What you will do ▸ Write out every line of the material as it stands, apart from the pictures.

Data section ▸
========================

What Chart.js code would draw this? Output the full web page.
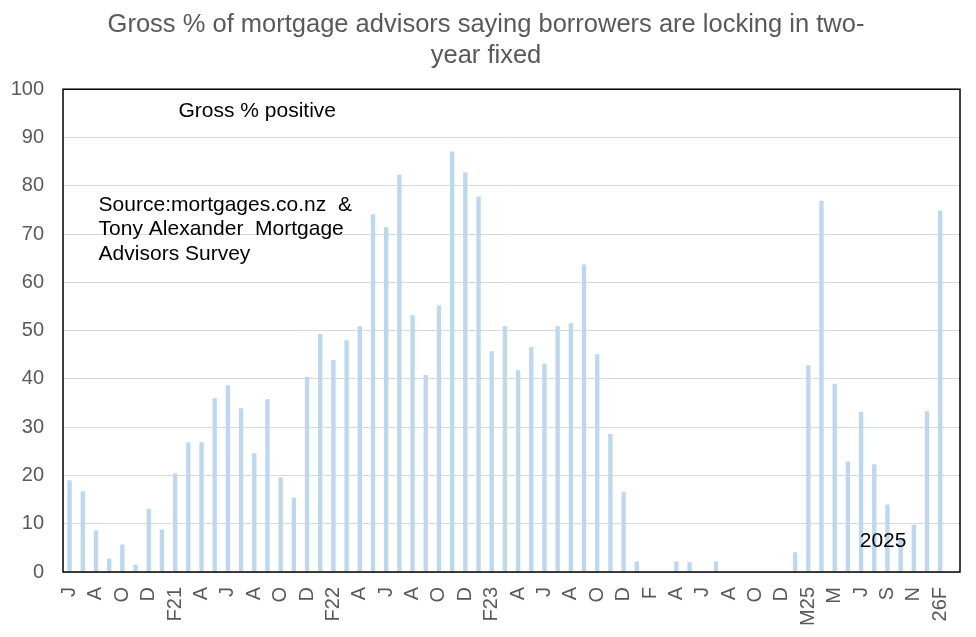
<!DOCTYPE html>
<html>
<head>
<meta charset="utf-8">
<script src="https://cdn.jsdelivr.net/npm/chart.js@4.4.1/dist/chart.umd.min.js"></script>
<style>
    html, body { margin: 0; padding: 0; background: #fff; }
    .container_chart { width: 976px; height: 637px; }
</style>
</head>
<body>
<div class="container_chart"><canvas id="myChart" width="976" height="637"></canvas></div>
<script>
// tick labels, one per month (blank months have no label)
const tickLabels = [
    'J', '', 'A', '', 'O', '', 'D', '', 'F21', '', 'A', '', 'J', '', 'A', '', 'O', '', 'D', '',
    'F22', '', 'A', '', 'J', '', 'A', '', 'O', '', 'D', '', 'F23', '', 'A', '', 'J', '', 'A', '',
    'O', '', 'D', '', 'F', '', 'A', '', 'J', '', 'A', '', 'O', '', 'D', '', 'M25', '', 'M', '',
    'J', '', 'S', '', 'N', '', '26F', ''
];

// Gross % positive
const grossPositive = [
    19.0, 16.7, 8.6, 2.8, 5.7, 1.5, 13.1, 8.8, 20.4, 26.9,
    26.9, 36.0, 38.7, 33.9, 24.6, 35.8, 19.6, 15.4, 40.4, 49.3,
    43.9, 48.0, 50.9, 74.1, 71.4, 82.3, 53.2, 40.8, 55.2, 87.1,
    82.8, 77.8, 45.7, 50.9, 41.8, 46.6, 43.2, 50.9, 51.5, 63.7,
    45.1, 28.6, 16.6, 2.2, 0, 0, 2.2, 2.0, 0, 2.2,
    0, 0, 0, 0, 0, 4.1, 42.8, 76.9, 39.0, 22.9,
    33.2, 22.3, 14.0, 7.0, 9.8, 33.3, 74.8, null
];

const yTicks = [0, 10, 20, 30, 40, 50, 60, 70, 80, 90, 100];

const titleLines = ['Gross % of mortgage advisors saying borrowers are locking in two-', 'year fixed'];

// text boxes inside the plot, placed in axis units (category index, %)
const notes = [
    { text: 'Gross % positive', x: 8.25, y: 95.4 },
    { text: 'Source:mortgages.co.nz  &', x: 2.2, y: 76.0 },
    { text: 'Tony Alexander  Mortgage', x: 2.2, y: 70.9 },
    { text: 'Advisors Survey', x: 2.2, y: 65.8 },
    { text: '2025', x: 59.9, y: 6.3 }
];

const FONT = "'Liberation Sans', Arial, sans-serif";

const plotBox = {
    id: 'plotBox',
    afterDatasetsDraw(chart) {
        const { ctx, chartArea: a, scales } = chart;
        ctx.save();
        ctx.strokeStyle = '#000';
        ctx.lineWidth = 1.5;
        ctx.strokeRect(a.left, a.top, a.right - a.left, a.bottom - a.top);

        ctx.fillStyle = '#000';
        ctx.font = '21px ' + FONT;
        ctx.textAlign = 'left';
        ctx.textBaseline = 'middle';
        notes.forEach(n => {
            ctx.fillText(n.text, scales.x.getPixelForValue(n.x), scales.y.getPixelForValue(n.y));
        });
        ctx.restore();
    }
};

const ctx = document.getElementById('myChart');

new Chart(ctx, {
    type: 'bar',
    data: {
        labels: tickLabels,
        datasets: [{
            label: 'Gross % positive',
            data: grossPositive,
            backgroundColor: '#bdd7ee',
            categoryPercentage: 1,
            barPercentage: 0.33
        }]
    },
    options: {
        responsive: false,
        animation: false,
        devicePixelRatio: 1,
        layout: {
            padding: { left: 12, right: 16, top: 0, bottom: 12 }
        },
        plugins: {
            legend: { display: false },
            tooltip: { enabled: false },
            title: {
                display: true,
                text: titleLines,
                color: '#595959',
                font: { family: FONT, size: 25.5, weight: 'normal', lineHeight: 1.2 },
                padding: { top: 10, bottom: 18 }
            }
        },
        scales: {
            x: {
                afterFit(axis) {
                    axis.height = 53;
                    axis.paddingLeft = 0;
                    axis.paddingRight = 0;
                },
                grid: { display: false, drawTicks: false },
                border: { display: false },
                ticks: {
                    autoSkip: false,
                    minRotation: 90,
                    maxRotation: 90,
                    padding: 15,
                    color: '#595959',
                    font: { family: FONT, size: 20 }
                }
            },
            y: {
                min: 0,
                max: 100,
                afterBuildTicks(axis) {
                    axis.ticks = yTicks.map(v => ({ value: v }));
                },
                afterFit(axis) {
                    axis.width = 51;
                    axis.paddingTop = 0;
                    axis.paddingBottom = 0;
                },
                grid: { color: '#d9d9d9', lineWidth: 1, drawTicks: false },
                border: { display: false },
                ticks: {
                    padding: 19,
                    color: '#595959',
                    font: { family: FONT, size: 20 }
                }
            }
        }
    },
    plugins: [plotBox]
});
</script>
</body>
</html>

========================

Task output ▸
What Chart.js code would draw this? Output the full web page.
<!DOCTYPE html>
<html>
<head>
<meta charset="utf-8">
<script src="https://cdn.jsdelivr.net/npm/chart.js@4.4.1/dist/chart.umd.min.js"></script>
<style>
    html, body { margin: 0; padding: 0; background: #fff; }
    .container_chart { width: 976px; height: 637px; }
</style>
</head>
<body>
<div class="container_chart"><canvas id="myChart" width="976" height="637"></canvas></div>
<script>
// tick labels, one per month (blank months have no label)
const tickLabels = [
    'J', '', 'A', '', 'O', '', 'D', '', 'F21', '', 'A', '', 'J', '', 'A', '', 'O', '', 'D', '',
    'F22', '', 'A', '', 'J', '', 'A', '', 'O', '', 'D', '', 'F23', '', 'A', '', 'J', '', 'A', '',
    'O', '', 'D', '', 'F', '', 'A', '', 'J', '', 'A', '', 'O', '', 'D', '', 'M25', '', 'M', '',
    'J', '', 'S', '', 'N', '', '26F', ''
];

// Gross % positive
const grossPositive = [
    19.0, 16.7, 8.6, 2.8, 5.7, 1.5, 13.1, 8.8, 20.4, 26.9,
    26.9, 36.0, 38.7, 33.9, 24.6, 35.8, 19.6, 15.4, 40.4, 49.3,
    43.9, 48.0, 50.9, 74.1, 71.4, 82.3, 53.2, 40.8, 55.2, 87.1,
    82.8, 77.8, 45.7, 50.9, 41.8, 46.6, 43.2, 50.9, 51.5, 63.7,
    45.1, 28.6, 16.6, 2.2, 0, 0, 2.2, 2.0, 0, 2.2,
    0, 0, 0, 0, 0, 4.1, 42.8, 76.9, 39.0, 22.9,
    33.2, 22.3, 14.0, 7.0, 9.8, 33.3, 74.8, null
];

const yTicks = [0, 10, 20, 30, 40, 50, 60, 70, 80, 90, 100];

const titleLines = ['Gross % of mortgage advisors saying borrowers are locking in two-', 'year fixed'];

// text boxes inside the plot, placed in axis units (category index, %)
const notes = [
    { text: 'Gross % positive', x: 8.25, y: 95.4 },
    { text: 'Source:mortgages.co.nz  &', x: 2.2, y: 76.0 },
    { text: 'Tony Alexander  Mortgage', x: 2.2, y: 70.9 },
    { text: 'Advisors Survey', x: 2.2, y: 65.8 },
    { text: '2025', x: 59.9, y: 6.3 }
];

const FONT = "'Liberation Sans', Arial, sans-serif";

const plotBox = {
    id: 'plotBox',
    afterDatasetsDraw(chart) {
        const { ctx, chartArea: a, scales } = chart;
        ctx.save();
        ctx.strokeStyle = '#000';
        ctx.lineWidth = 1.5;
        ctx.strokeRect(a.left, a.top, a.right - a.left, a.bottom - a.top);

        ctx.fillStyle = '#000';
        ctx.font = '21px ' + FONT;
        ctx.textAlign = 'left';
        ctx.textBaseline = 'middle';
        notes.forEach(n => {
            ctx.fillText(n.text, scales.x.getPixelForValue(n.x), scales.y.getPixelForValue(n.y));
        });
        ctx.restore();
    }
};

const ctx = document.getElementById('myChart');

new Chart(ctx, {
    type: 'bar',
    data: {
        labels: tickLabels,
        datasets: [{
            label: 'Gross % positive',
            data: grossPositive,
            backgroundColor: '#bdd7ee',
            categoryPercentage: 1,
            barPercentage: 0.33
        }]
    },
    options: {
        responsive: false,
        animation: false,
        devicePixelRatio: 1,
        layout: {
            padding: { left: 12, right: 16, top: 0, bottom: 12 }
        },
        plugins: {
            legend: { display: false },
            tooltip: { enabled: false },
            title: {
                display: true,
                text: titleLines,
                color: '#595959',
                font: { family: FONT, size: 25.5, weight: 'normal', lineHeight: 1.2 },
                padding: { top: 10, bottom: 18 }
            }
        },
        scales: {
            x: {
                afterFit(axis) {
                    axis.height = 53;
                    axis.paddingLeft = 0;
                    axis.paddingRight = 0;
                },
                grid: { display: false, drawTicks: false },
                border: { display: false },
                ticks: {
                    autoSkip: false,
                    minRotation: 90,
                    maxRotation: 90,
                    padding: 15,
                    color: '#595959',
                    font: { family: FONT, size: 20 }
                }
            },
            y: {
                min: 0,
                max: 100,
                afterBuildTicks(axis) {
                    axis.ticks = yTicks.map(v => ({ value: v }));
                },
                afterFit(axis) {
                    axis.width = 51;
                    axis.paddingTop = 0;
                    axis.paddingBottom = 0;
                },
                grid: { color: '#d9d9d9', lineWidth: 1, drawTicks: false },
                border: { display: false },
                ticks: {
                    padding: 19,
                    color: '#595959',
                    font: { family: FONT, size: 20 }
                }
            }
        }
    },
    plugins: [plotBox]
});
</script>
</body>
</html>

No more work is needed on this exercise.